Cumhurbaşkanı Erdoğan izin verdiği ölçüde bunlar yapılıyor. Yarın bunda da U dönüşü yapabilir. Birden biz 'Nas politikalarına geri döneceğiz' demeyeceğinin garantisi yok. Merkez Bankası yöneticileri 5 yıl boyunca görevde kalıp kalmayacağını bilmiyor. Tabi Merkez Bankası bağımsız olması gerekir. Öbür türlü her şey bir kişinin iki dudağı arasından çıkacak sözlere bağlanır. Zaten o sebeple dışardan gelen para kısa vadeli para. Zaten onun için giren para yüksek faizle geri çıkıyor. Yatırımcı bir anda gelip kar edip gidiyor. Burada fazla durmuyor, 'fazla durursam başıma bir şey gelir' diye düşünüyor. Onun için bir türlü toparlanma gerçekleşmiyor. Biz göreve geldiğimizde 34 yıllık enflasyonu iki yılda tek haneye indirdik. Şimdi bizim arkadaşlar 1.5 yıldır çabalıyor, enflasyon %38'den %48 olmuş. 1.5 yıldır niye olmuyor? Çünkü sadece faiz ve vergi artırarak ekonomiyi düzeltemezsiniz. Fakirden alıp zengine vererek olmaz.
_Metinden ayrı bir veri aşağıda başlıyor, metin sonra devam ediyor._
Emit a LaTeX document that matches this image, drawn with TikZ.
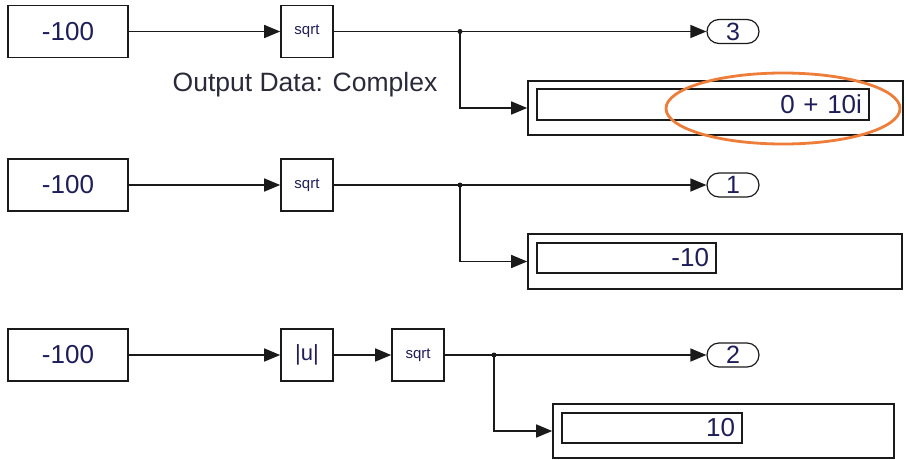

Böyle ekonomi yönetimi olmaz. Ekonomi yönetimi halkın topyekun zenginleşmesi için çalışır. Bu yüzden ahlaki yozlaşma artıyor. Adalet duygusu yok olunca insanlar haksız kazancın peşine düşüyor. İnsanlar 'ben ne kadar çabalasamda olmuyor' dediği için kısa yoldan para kazanmanın yollarını arıyor.